By ALLAN ODHIAMBO
In Summary
- Besides the hefty Sh2.5 million spent on phones, the county managers are at pains to explain the procurement of a Sh2,250 per plate lunch for guests of the county Speaker.
- The costly meals were bought for 20 visitors who were entertained by the official last year.
On two occasions this week, mobile phones graced
national news headlines. The first instance was on Monday during the
launch of M-Akiba, the country’s maiden exclusive sale of bonds worth
Sh5 billion on mobile phones.
A day later, mobile phones were back in the news but for all
the wrong reasons, following revelations that Kajiado County had bought
its executives handsets worth up to Sh90,000 each, in breach of the
law.
The law caps purchase of phones for public
officials at Sh30,000, in line with a circular issued by the Office of
the President. However, Kajiado officials in the fiscal year 2013/14
procured two batches of Samsung Galaxy Note III at Sh90,000 and
Sh80,000.
Auditor-General Edward Ouko has questioned the
purchase of the 24 phones at Sh2,490,000, terming it suspect. He
documents that 17 phones were bought at Sh90,000 and another batch of
seven units at Sh80,000.
“The prices came down by Sh10,000 mainly due to the
fact that electronic items prices rapidly fluctuated downwards after
they had been released to the market. Quotations for the two sets were
issued in different times thereby resulting in the price deferential,”
Kajiado Governor David Nkedianye told the Senate’s Public Accounts
Committee (PAC) on Tuesday amid growing public outrage over reckless
public expenditure in some of the counties.
Besides the hefty Sh2.5 million spent on phones,
the county managers are at pains to explain the procurement of a Sh2,250
per plate lunch for guests of the county Speaker. The costly meals were
bought for 20 visitors who were entertained by the official last year.
These contentious expenses have thrust Dr Nkedianye into the spotlight, even culminating in a grilling session by PAC.
The Senate has since ordered for fresh
investigations into allegations of wastage of funds by Kajiado Members
of County Assemblies (MCAs), especially on travel and training costs
after it emerged that about Sh27.9 million could not be accounted for.

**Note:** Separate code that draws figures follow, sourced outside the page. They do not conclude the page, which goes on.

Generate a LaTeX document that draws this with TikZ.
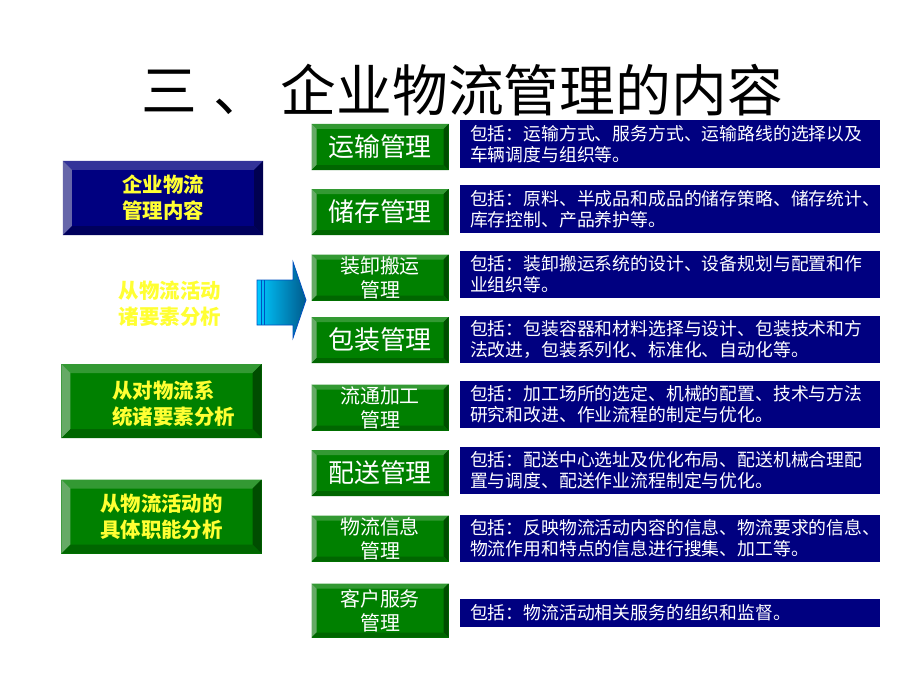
\documentclass[tikz,border=0pt]{standalone}
\usepackage{fontspec}
\newfontfamily\cjk{Noto Sans CJK SC}
\definecolor{navyface}{HTML}{000080}
\definecolor{navytop}{HTML}{333399}
\definecolor{navyleft}{HTML}{6666AA}
\definecolor{navyright}{HTML}{000050}
\definecolor{navybottom}{HTML}{00005C}
\definecolor{grnface}{HTML}{008000}
\definecolor{grntop}{HTML}{339933}
\definecolor{grnleft}{HTML}{66AA66}
\definecolor{grnright}{HTML}{004D00}
\definecolor{grnbottom}{HTML}{006600}
\definecolor{hintyellow}{HTML}{FFFF33}
\definecolor{arrowcyan}{HTML}{00C8FF}
\definecolor{arrowteal}{HTML}{005A8C}
\definecolor{arrowedge}{HTML}{0050C0}
% the four slanted faces of a bevelled button
\newcommand\bevelfaces[2]{%
  \fill[#1top] (path picture bounding box.north west) -- (path picture bounding box.north east)
    -- ([shift={(-#2,-#2)}]path picture bounding box.north east) -- ([shift={(#2,-#2)}]path picture bounding box.north west) -- cycle;
  \fill[#1left] (path picture bounding box.north west) -- (path picture bounding box.south west)
    -- ([shift={(#2,#2)}]path picture bounding box.south west) -- ([shift={(#2,-#2)}]path picture bounding box.north west) -- cycle;
  \fill[#1right] (path picture bounding box.north east) -- (path picture bounding box.south east)
    -- ([shift={(-#2,#2)}]path picture bounding box.south east) -- ([shift={(-#2,-#2)}]path picture bounding box.north east) -- cycle;
  \fill[#1bottom] (path picture bounding box.south west) -- (path picture bounding box.south east)
    -- ([shift={(-#2,#2)}]path picture bounding box.south east) -- ([shift={(#2,#2)}]path picture bounding box.south west) -- cycle;
}
\tikzset{
  bevelbox/.style 2 args={fill=#1face, path picture={\bevelfaces{#1}{#2}}, inner sep=0pt},
  sidefont/.style={text=hintyellow, font=\cjk\bfseries\fontsize{20.5}{26}\selectfont},
  sidebox/.style={bevelbox={#1}{9bp}, minimum width=200bp, minimum height=74bp,
    align=center, sidefont},
  taskbox/.style={bevelbox={grn}{5bp}, minimum width=137bp, minimum height=46bp,
    text=white, align=center, font=\cjk\fontsize{26}{30}\selectfont},
  tasktwo/.style={font=\cjk\fontsize{20}{24}\selectfont},
  notebox/.style={fill=navyface, minimum height=47bp, text width=400bp, inner xsep=10bp,
    inner ysep=0pt, text=white, align=left, font=\cjk\fontsize{17.9}{21}\selectfont}
}
\begin{document}
\begin{tikzpicture}[x=1bp,y=-1bp]
  \useasboundingbox[fill=white] (0,0) rectangle (920,690);
  % Title
  \node[font=\cjk\fontsize{56}{60}\selectfont] (title) at (462,90) {三\hspace{0.3em}、\hspace{0.2em}企业物流管理的内容};
  % Left column
  \node[sidebox=navy] (core) at (163,198) {企业物流\\管理内容};
  \node[sidefont, align=center] (elem) at (170,304) {从物流活动\\诸要素分析};
  \node[sidebox=grn] (sys) at (161.5,401) {};
  \node[sidefont, align=left, anchor=west] (systext) at (109,404) {从对物流系\\统诸要素分析};
  \node[sidebox=grn] (func) at (161.5,516.5) {从物流活动的\\具体职能分析};
  % Arrow
  \shadedraw[left color=arrowcyan, right color=arrowteal, draw=arrowedge, line width=0.8bp]
    (257,280) -- (293,280) -- (293,262) -- (306,300) -- (293,338) -- (293,325) -- (257,325) -- cycle;
  \draw[arrowedge, line width=1bp] (261,280) -- (261,325);
  \draw[arrowedge, line width=1bp] (264.5,280) -- (264.5,325);
  % Task buttons
  \node[taskbox] (transport) at (380,147) {运输管理};
  \node[taskbox] (storage) at (380,212) {储存管理};
  \node[taskbox, tasktwo] (handling) at (380,277.5) {装卸搬运\\管理};
  \node[taskbox] (packing) at (380,340) {包装管理};
  \node[taskbox, tasktwo] (processing) at (380,407.5) {流通加工\\管理};
  \node[taskbox] (delivery) at (380,473) {配送管理};
  \node[taskbox, tasktwo] (info) at (380,538.5) {物流信息\\管理};
  \node[taskbox, tasktwo, minimum height=54bp] (service) at (380,610.5) {客户服务\\管理};
  % Notes
  \node[notebox] (transportnote) at (670,144) {包括：运输方式、服务方式、运输路线的选择以及\\车辆调度与组织等。};
  \node[notebox] (storagenote) at (670,209) {包括：原料、半成品和成品的储存策略、储存统计、\\库存控制、产品养护等。};
  \node[notebox] (handlingnote) at (670,274.5) {包括：装卸搬运系统的设计、设备规划与配置和作\\业组织等。};
  \node[notebox] (packingnote) at (670,339.5) {包括：包装容器和材料选择与设计、包装技术和方\\法改进，包装系列化、标准化、自动化等。};
  \node[notebox] (processingnote) at (670,404.5) {包括：加工场所的选定、机械的配置、技术与方法\\研究和改进、作业流程的制定与优化。};
  \node[notebox] (deliverynote) at (670,470.5) {包括：配送中心选址及优化布局、配送机械合理配\\置与调度、配送作业流程制定与优化。};
  \node[notebox] (infonote) at (670,538) {包括：反映物流活动内容的信息、物流要求的信息、\\物流作用和特点的信息进行搜集、加工等。};
  \node[notebox, minimum height=28bp] (servicenote) at (670,613) {包括：物流活动相关服务的组织和监督。};
\end{tikzpicture}
\end{document}
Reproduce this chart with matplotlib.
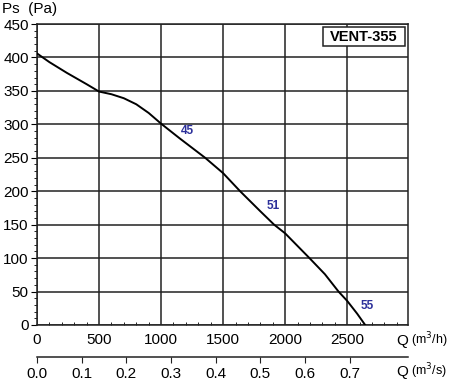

Of this, Sh8 million was paid to four firms as
training fees whereas Sh19.9 million was the cost of foreign travel
allowances during the training abroad, according to a report by the
Auditor-General.
Three MCAs are accused of pocketing double
allowances after they were listed as having attended two functions that
were running concurrently in two different countries.
County Clerk Daniel Konyango and Speaker Johnson
Osoi admitted that each of the MCAs received Sh30,000 as allowances for a
local event and another Sh170,340 for a forum that was held in Addis
Ababa as from June 15-20, 2014.
The woes facing Kajiado come in the wake of a
scandal in Bungoma County where officials bought wheelbarrows worth a
whopping Sh109,320 each – which is 32 times the average price of a
regular unit as set by the Public Procurement Oversight Authority (PPOA)
that benchmarks pricing for government procurement.
Dr Nkedianye’s battles will, however, not just end
after tackling the graft claims. The governor faces the headache of a
brewing conflict among sections of residents in the county’s main town
of Kitengela.
Intermittent violent clashes have rocked the
metropolis, raising panic among residents and the business community.
Although the county officials have maintained that the clashes were as a
result of disagreement between traders over market stalls and space,
some residents warned that the clashes could be signs of long-running
feuds over land.
Congestion in Nairobi has seen thousands of people
move out to areas such as Kitengela, Athi River and Thika in search of
land and housing. Land sale transactions remain banned in the county
despite pressure by private developers and realtors to have the embargo
lifted to enable buyers obtain title deeds for their properties.